**WHAT IS NEEDED:** Reproduce exactly, with no pictures, each line from the opening of the material down through the line containing "LineChart, XAxis, YAxis".

**RECORDED DATA:**

— start —

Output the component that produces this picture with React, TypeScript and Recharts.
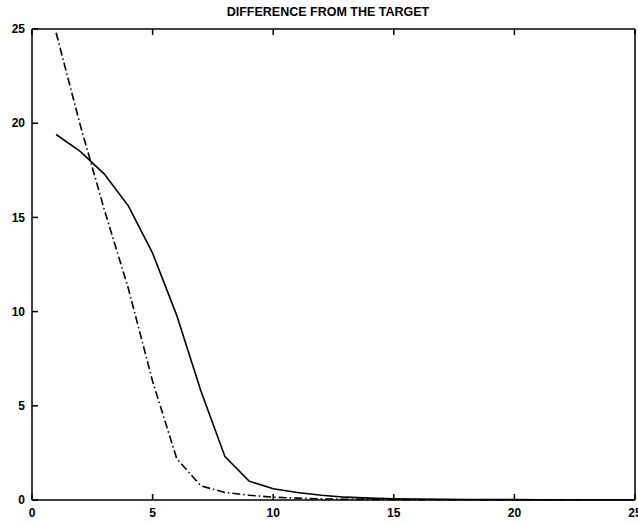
import { Line, LineChart, XAxis, YAxis } from 'recharts'

const steps = [1, 2, 3, 4, 5, 6, 7, 8, 9, 10, 11, 12, 13, 14, 15, 16, 17, 18, 19, 20, 21, 22, 23, 24, 25]
const solidDiff = [
  19.4, 18.5, 17.3, 15.6, 13.1, 9.8, 5.8, 2.3, 1.0, 0.6, 0.4, 0.25, 0.15, 0.1, 0.07, 0.05, 0.04, 0.03,
  0.02, 0.02, 0.01, 0.01, 0.01, 0.01, 0.01,
]
const dashDotDiff = [
  24.8, 19.9, 15.4, 11.2, 6.3, 2.2, 0.75, 0.4, 0.25, 0.15, 0.1, 0.06, 0.04, 0.03, 0.02, 0.01, 0.01,
  0.01, 0.01, 0.01, 0.01, 0.01, 0.01, 0.01, 0.01,
]
const axisTicks = [0, 5, 10, 15, 20, 25]
const title = 'DIFFERENCE FROM THE TARGET'

const data = steps.map((step, i) => ({ step, solid: solidDiff[i], dashDot: dashDotDiff[i] }))

const font = 'Liberation Sans, Arial, sans-serif'
const tickStyle = { fill: '#000', fontSize: 12, fontWeight: 700, fontFamily: font }
const tickMark = { stroke: '#000', strokeWidth: 1.5 }

export default function App() {
  return (
    <div style={{ position: 'absolute', left: 0, top: 0, width: 638, height: 523, background: '#fff' }}>
      <div
        style={{
          position: 'absolute',
          left: 0,
          width: 656,
          top: 5,
          textAlign: 'center',
          fontFamily: font,
          fontWeight: 700,
          fontSize: 12.5,
          color: '#000',
        }}
      >
        {title}
      </div>
      <LineChart width={638} height={523} data={data} margin={{ top: 28, right: 2, bottom: 3, left: 0 }}>
        <XAxis
          dataKey="step"
          type="number"
          domain={[0, 25]}
          ticks={axisTicks}
          height={20}
          tickSize={-6}
          tickMargin={14}
          stroke="#000"
          strokeWidth={1.5}
          tickLine={tickMark}
          tick={tickStyle}
          interval={0}
        />
        <XAxis
          xAxisId="top"
          orientation="top"
          dataKey="step"
          type="number"
          domain={[0, 25]}
          ticks={axisTicks}
          height={1}
          tickSize={-6}
          stroke="#000"
          strokeWidth={1.5}
          tickLine={tickMark}
          tickFormatter={() => ''}
          interval={0}
        />
        <YAxis
          type="number"
          domain={[0, 25]}
          ticks={axisTicks}
          width={32}
          tickSize={-6}
          tickMargin={13}
          stroke="#000"
          strokeWidth={1.5}
          tickLine={tickMark}
          tick={tickStyle}
          interval={0}
        />
        <YAxis
          yAxisId="right"
          orientation="right"
          type="number"
          domain={[0, 25]}
          ticks={axisTicks}
          width={1}
          tickSize={-6}
          stroke="#000"
          strokeWidth={1.5}
          tickLine={tickMark}
          tickFormatter={() => ''}
          interval={0}
        />
        <Line
          dataKey="solid"
          stroke="#000"
          strokeWidth={1.6}
          dot={false}
          type="linear"
          isAnimationActive={false}
        />
        <Line
          dataKey="dashDot"
          stroke="#000"
          strokeWidth={1.6}
          strokeDasharray="8 3 1.5 3"
          dot={false}
          type="linear"
          isAnimationActive={false}
        />
      </LineChart>
    </div>
  )
}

— end —

**RESPONSE:**
Output the component that produces this picture with React, TypeScript and Recharts.
import { Line, LineChart, XAxis, YAxis } from 'recharts'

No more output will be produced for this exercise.